Great news, that you might have solved this. If you post the proposed changes here, when you are ready, I can help test them.

Thanks,

-Mike

Sorry, same crash. Maybe took 2 mins instead of 1 min.

(6.18.24-v8-rt+ #3 Sun Apr 26 18:34:41 BST)

-Mike

As a test can you please try adding the below to the end of your
/boot/firmware/cmdline.txt

dwc_otg.fiq_fsm_enable=0

then reboot and retry.

I’ve also noticed when using the USB the RT kernel really uses a lot of CPU usage like 10% when viewing through TOP.

I’ve read elsewhere there seems to be issues with RT and the dwc_otg USB driver.
I’m going to remove the RT from the kernel as this was not what was fixing the flickering anyway.

The things that resolved the flickering wrere
Full dynticks system (tickless) and moving the interrupts off Core3.

I added the dwc* line.

Good News: Usb/serial didn’t crash, I probably gave it about 10 minutes of exercise .

Bad News: Keyboard is unusable.

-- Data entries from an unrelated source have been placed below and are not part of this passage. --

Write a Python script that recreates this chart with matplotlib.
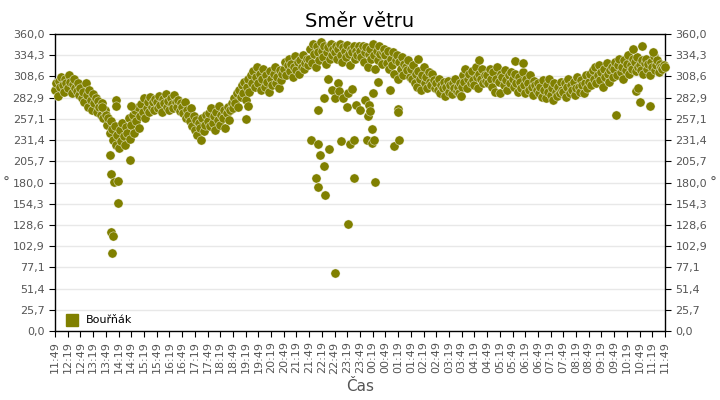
import numpy as np
import matplotlib
matplotlib.use('Agg')
import matplotlib.pyplot as plt
from matplotlib.lines import Line2D

# start 11:49, krok 3 minuty, kazdy radek = jedna hodina
start_h, start_m = 11, 49
step_min = 3
smer = [
    292, 300, 285, 303, 296, 308, 298, 290, 305, 300, 294, 310, 302, 288, 299, 306, 295, 291, 300, 286,
    295, 283, 290, 278, 300, 286, 272, 292, 280, 268, 287, 276, 282, 266, 279, 271, 262, 276, 258, 268,
    262, 250, 258, 240, 255, 245, 232, 248, 225, 238, 222, 244, 230, 252, 236, 226, 247, 240, 258, 233,
    250, 262, 240, 268, 255, 272, 246, 260, 275, 265, 282, 258, 270, 278, 266, 284, 272, 277, 268, 281,
    278, 270, 285, 274, 266, 281, 276, 287, 271, 279, 268, 283, 275, 270, 286, 278, 272, 280, 267, 276,
    272, 264, 277, 258, 268, 262, 255, 270, 248, 260, 244, 256, 238, 252, 246, 232, 258, 242, 250, 262,
    255, 264, 248, 270, 252, 260, 244, 266, 256, 273, 250, 262, 258, 268, 246, 264, 272, 256, 268, 276,
    270, 282, 276, 288, 272, 292, 284, 298, 288, 302, 280, 296, 306, 290, 310, 300, 315, 296, 308, 320,
    300, 312, 292, 306, 318, 296, 310, 302, 290, 315, 305, 298, 312, 320, 300, 308, 295, 316, 304, 311,
    318, 326, 310, 322, 330, 315, 324, 308, 320, 333, 316, 326, 312, 328, 320, 335, 318, 325, 330, 322,
    330, 342, 325, 348, 336, 320, 345, 338, 328, 350, 340, 332, 346, 324, 338, 344, 330, 348, 335, 342,
    338, 345, 330, 342, 348, 335, 326, 344, 340, 332, 347, 336, 322, 342, 338, 345, 330, 340, 334, 346,
    340, 332, 346, 326, 338, 344, 320, 336, 342, 330, 348, 334, 318, 340, 328, 345, 336, 324, 338, 342,
    335, 325, 340, 318, 330, 322, 338, 312, 328, 334, 306, 326, 318, 332, 310, 324, 320, 316, 328, 308,
    318, 306, 322, 300, 312, 296, 315, 305, 292, 310, 320, 300, 308, 295, 314, 302, 298, 311, 304, 294,
    300, 292, 305, 288, 298, 295, 302, 285, 296, 303, 290, 298, 287, 300, 294, 305, 291, 296, 289, 301,
    296, 310, 302, 318, 294, 306, 312, 300, 315, 304, 298, 320, 308, 295, 312, 305, 318, 300, 310, 303,
    310, 300, 318, 306, 296, 314, 290, 305, 320, 302, 288, 312, 308, 298, 316, 304, 292, 310, 300, 314,
    306, 296, 312, 300, 290, 308, 302, 295, 314, 298, 288, 305, 300, 292, 310, 296, 286, 303, 298, 292,
    300, 288, 296, 284, 304, 292, 282, 298, 290, 306, 286, 294, 280, 300, 290, 285, 296, 288, 302, 292,
    290, 300, 284, 296, 306, 288, 298, 292, 302, 286, 294, 308, 296, 290, 304, 298, 288, 300, 310, 295,
    302, 312, 298, 316, 306, 320, 300, 310, 322, 304, 314, 296, 318, 308, 325, 312, 302, 316, 320, 308,
    318, 326, 310, 322, 330, 314, 320, 306, 328, 316, 324, 334, 312, 322, 318, 330, 326, 315, 332, 320,
    322, 316, 328, 312, 325, 330, 318, 324, 310, 326, 320, 333, 316, 322, 328, 314, 324, 320, 318, 322,
    320,
]

# odlehle hodnoty (minuty od startu, smer)
vykyvy_t = [132, 139, 149, 149, 132, 137, 135, 177, 144, 144, 111, 179, 130,
            451, 456,
            604, 621, 626, 635, 616, 621, 637, 647, 661, 675, 692, 696, 706, 706,
            737, 748, 748, 753, 755, 800, 812,
            621, 635, 644, 654, 661, 668, 670, 680, 689, 692, 701, 711, 720, 732,
            741, 739, 744, 751, 763, 791, 810, 810, 857,
            958, 1001, 1086, 1105,
            1324, 1372, 1376, 1381, 1405, 1386, 1365, 1412]
vykyvy_v = [190, 181, 182, 155, 120, 115, 94, 207, 280, 273, 272, 273, 213,
            257, 273,
            232, 227, 213, 200, 186, 175, 165, 220, 70, 230, 130, 227, 231, 186,
            231, 245, 228, 231, 181, 224, 231,
            268, 282, 305, 292, 282, 300, 291, 282, 271, 288, 293, 274, 268, 280,
            274, 260, 267, 288, 302, 292, 269, 265, 330,
            285, 328, 327, 325,
            262, 291, 294, 278, 273, 345, 342, 338]

barva = '#808000'
sedy = '#555555'

t = np.arange(len(smer)) * step_min
t_all = np.concatenate([t, vykyvy_t])
v_all = np.concatenate([smer, vykyvy_v])

fig = plt.figure(figsize=(7.2, 4), dpi=100)
ax = fig.add_axes([55 / 720, 1 - 331 / 400, 610 / 720, 297 / 400])

ax.scatter(t_all, v_all, s=44, c=barva, edgecolors='white', linewidths=0.3,
           zorder=3, clip_on=False)

ax.set_xlim(0, 1440)
ax.set_ylim(0, 360)

yt = [i * 360 / 14 for i in range(15)]
ylab = ['{:.1f}'.format(y).replace('.', ',') for y in yt]
ax.set_yticks(yt)
ax.set_yticklabels(ylab)
ax.grid(axis='y', color='#e8e8e8', linewidth=1, zorder=0)
ax.set_axisbelow(True)

xt = list(range(0, 1441, 30))
xlab = []
for m in xt:
    tot = start_h * 60 + start_m + m
    xlab.append('{:02d}:{:02d}'.format((tot // 60) % 24, tot % 60))
ax.set_xticks(xt)
ax.set_xticklabels(xlab, rotation=90)

ax.tick_params(axis='both', labelsize=8, labelcolor=sedy, direction='out', length=4, color='black')
ax.tick_params(axis='y', right=True, labelright=True)

for s in ax.spines.values():
    s.set_color('black')
    s.set_linewidth(1)

ax.set_title('Směr větru', fontsize=14, color='black', pad=5)
ax.set_xlabel('Čas', fontsize=11, color=sedy, labelpad=4)
fig.text(6 / 720, 1 - 183 / 400, '°', fontsize=10, color=sedy, ha='center', va='center')
fig.text(713 / 720, 1 - 183 / 400, '°', fontsize=10, color=sedy, ha='center', va='center')

h = Line2D([], [], marker='s', linestyle='none', color=barva, markersize=9)
ax.legend([h], ['Bouřňák'], loc='lower left', frameon=False, fontsize=8,
          handletextpad=0.3, borderaxespad=0.3, borderpad=0.2)

fig.savefig('out.png', dpi=100)
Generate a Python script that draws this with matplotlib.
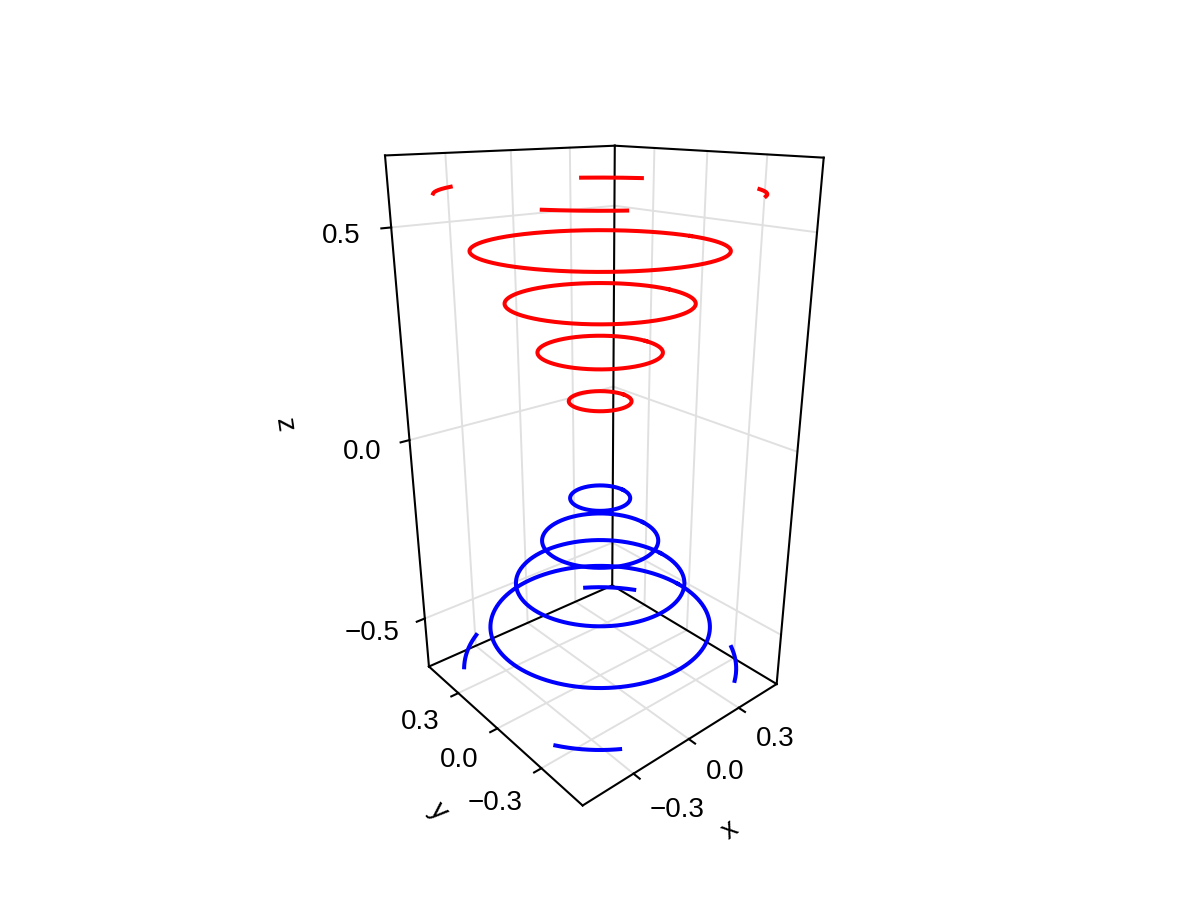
import numpy as np
import matplotlib
matplotlib.use("Agg")
import matplotlib.pyplot as plt
from mpl_toolkits.mplot3d import Axes3D

plt.rcParams['font.family'] = ['Liberation Sans', 'DejaVu Sans']

# contour levels
red_z = [0.112, 0.23, 0.344, 0.461, 0.58]
red_r = [0.123, 0.24, 0.357, 0.475, 0.59]
blue_z = [-0.135, -0.247, -0.361, -0.48, -0.593]
blue_r = [0.123, 0.242, 0.357, 0.473, 0.595]

x_ticks = [-0.3, 0.0, 0.3]
y_ticks = [-0.3, 0.0, 0.3]
z_ticks = [-0.5, 0.0, 0.5]
x_lim = (-0.55, 0.55)
y_lim = (-0.55, 0.55)
z_lim = (-0.65, 0.65)
data_edge = 0.5  # the contours stop here, short of the box

fig = plt.figure(figsize=(12, 9), dpi=100)
ax = fig.add_axes([-12 / 1200, -8 / 900, 1, 1], projection='3d')
ax.set_proj_type('persp', focal_length=0.18)
ax.view_init(elev=21.6, azim=-130.3)
ax.set_box_aspect((1, 1, 2.0), zoom=0.727)
ax.set_axis_off()
ax.set_xlim(x_lim)
ax.set_ylim(y_lim)
ax.set_zlim(z_lim)

x0, x1 = x_lim
y0, y1 = y_lim
z0, z1 = z_lim

frame = dict(color='black', lw=1.5, zorder=3)
grid = dict(color='#e0e0e0', lw=1.4, zorder=1)

# grid on the floor and the two back walls
for v in x_ticks:
    ax.plot([v, v], [y0, y1], [z0, z0], **grid)
    ax.plot([v, v], [y1, y1], [z0, z1], **grid)
for v in y_ticks:
    ax.plot([x0, x1], [v, v], [z0, z0], **grid)
    ax.plot([x1, x1], [v, v], [z0, z1], **grid)
for v in z_ticks:
    ax.plot([x0, x1], [y1, y1], [v, v], **grid)
    ax.plot([x1, x1], [y0, y1], [v, v], **grid)

# box frame
ax.plot([x0, x1], [y0, y0], [z0, z0], **frame)
ax.plot([x0, x0], [y0, y1], [z0, z0], **frame)
ax.plot([x1, x1], [y0, y1], [z0, z0], **frame)
ax.plot([x0, x1], [y1, y1], [z0, z0], **frame)
ax.plot([x0, x1], [y1, y1], [z1, z1], **frame)
ax.plot([x1, x1], [y0, y1], [z1, z1], **frame)
ax.plot([x0, x0], [y1, y1], [z0, z1], **frame)
ax.plot([x1, x1], [y0, y0], [z0, z1], **frame)
ax.plot([x1, x1], [y1, y1], [z0, z1], **frame)

# rings, cut at the data range
t = np.linspace(0, 2 * np.pi, 721)


def ring(r, z, color):
    xs = r * np.cos(t)
    ys = r * np.sin(t)
    keep = (np.abs(xs) <= data_edge) & (np.abs(ys) <= data_edge)
    xs = np.where(keep, xs, np.nan)
    ys = np.where(keep, ys, np.nan)
    ax.plot(xs, ys, np.full_like(t, z), color=color, lw=2.9, zorder=5)


for r, z in zip(red_r, red_z):
    ring(r, z, '#ff0000')
for r, z in zip(blue_r, blue_z):
    ring(r, z, '#0000ff')

# ticks and labels
tick = dict(color='black', lw=1.5, zorder=3)
for v in x_ticks:
    ax.plot([v, v], [y0, y0 - 0.035], [z0, z0], **tick)
    ax.text(v - 0.035, y0 - 0.13, z0 - 0.035, f"{v:.1f}".replace('-', '\u2212'),
            fontsize=20, ha='left', va='center')
for v in y_ticks:
    ax.plot([x0, x0 - 0.035], [v, v], [z0, z0], **tick)
    ax.text(x0 - 0.12, v - 0.04, z0 - 0.04, f"{v:.1f}".replace('-', '\u2212'),
            fontsize=20, ha='right', va='center')
for v in z_ticks:
    ax.plot([x0, x0 - 0.04], [y1, y1], [v, v], **tick)
    ax.text(x0 - 0.125, y1, v - 0.012, f"{v:.1f}".replace('-', '\u2212'),
            fontsize=20, ha='right', va='center')

ax.text(-0.22, y0 - 0.42, z0 - 0.005, 'x', zdir='x', fontsize=20, ha='center', va='center')
ax.text(x0 - 0.42, -0.245, z0 + 0.005, 'y', zdir='y', fontsize=20, ha='center', va='center')
ax.text(x0 - 0.39, y1 + 0.3, 0.045, 'z', zdir='z', fontsize=20, ha='center', va='center')

fig.savefig('out.png', dpi=100)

Took about 5 minutes to login, until I understood:
1. some (random?) keys are being dropped, and 2. some (random?) keys go into ~ infinite repeat.

To stop an infinite key repeat, you have to press a different key. Kind-of ruins your command line, esp when Backspace goes into infinite repeat during editing.

As an example it took over 10 minutes to type:

sudo /opt/rpi-rgb-led-matrix/examples-api-use/demo --led-rows=64 --led-cols=64 -D 12

At which time it told me that the sound driver was still loaded. End of Test.

Thanks,

-Mike

ok I’ve redone the kernel, kept the features that reduced flicker. The RT part wasn’t the actual fix that reduced flicker.

I now call it optimized rather than realtime.

Here are the new links if you can test.

2 Likes

Good news, keyboard ok, no serial crash. I ran it for over a half hour.

My couple of suggestions to make this easier for the users are:
Disable the audio driver.
Provide a hash (SHA-256) on the github page for users to confirm their external download.

Later, once its compilation is sorted out, maybe also install the python package.

Thanks for your solving this,

-Mike

1 Like

Another suggestion is:
sudo chown -R user:user /opt/rpi-rgb-led-matrix
sudo chmod ug+w /opt/rpi-rgb-led-matrix

Thanks,
-Mike